Empty Nesters Tear It All Down with “Shangri Nah”
Empty Nesters are back with a furious new single, “Shangri Nah,” featuring James Clayton of Clay Pigeon, and it’s a searing taste of their upcoming EP Deaf Monks, out July 11.
Moving away from the hazy indie shoegaze of earlier days, Montreal’s Eric Liao has fully plunged into the world of hardcore punk.

“Shangri Nah” opens in full-on chaos, torn between screamo grit and hardcore urgency. “I have this constant need to do something with my life,” Liao shouts, setting the tone for a track that pulls no punches. It’s fast, cathartic, and charged with the tension of an identity in flux. The chorus hits hard with its aching refrain: “What’s it all for? Who am I now? I can’t take it anymore.” But just when the chaos seems to consume everything, the song opens up.

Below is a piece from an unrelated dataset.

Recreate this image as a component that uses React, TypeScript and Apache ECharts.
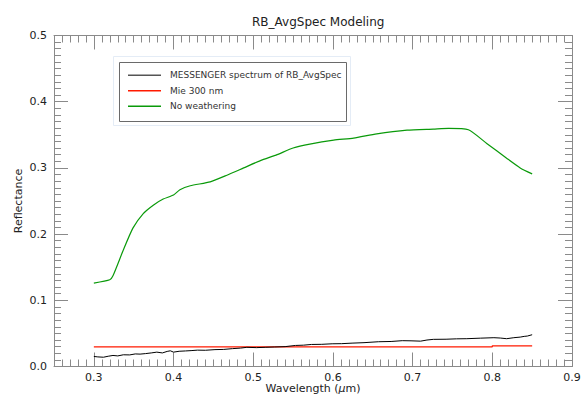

A spiraling guitar solo rips through the noise, tinged with doom metal, stoner sludge, and psychedelic haze. It’s a moment of clarity inside the storm, a glimpse of something deeper.
Liao, who is Chinese and Vietnamese Canadian, brings his own experience of navigating identity into the sound and vision of Empty Nesters. There’s a real sense of searching here, not just musically but personally. “Shangri Nah” captures that ache, that rage, that need to scream something true into the void.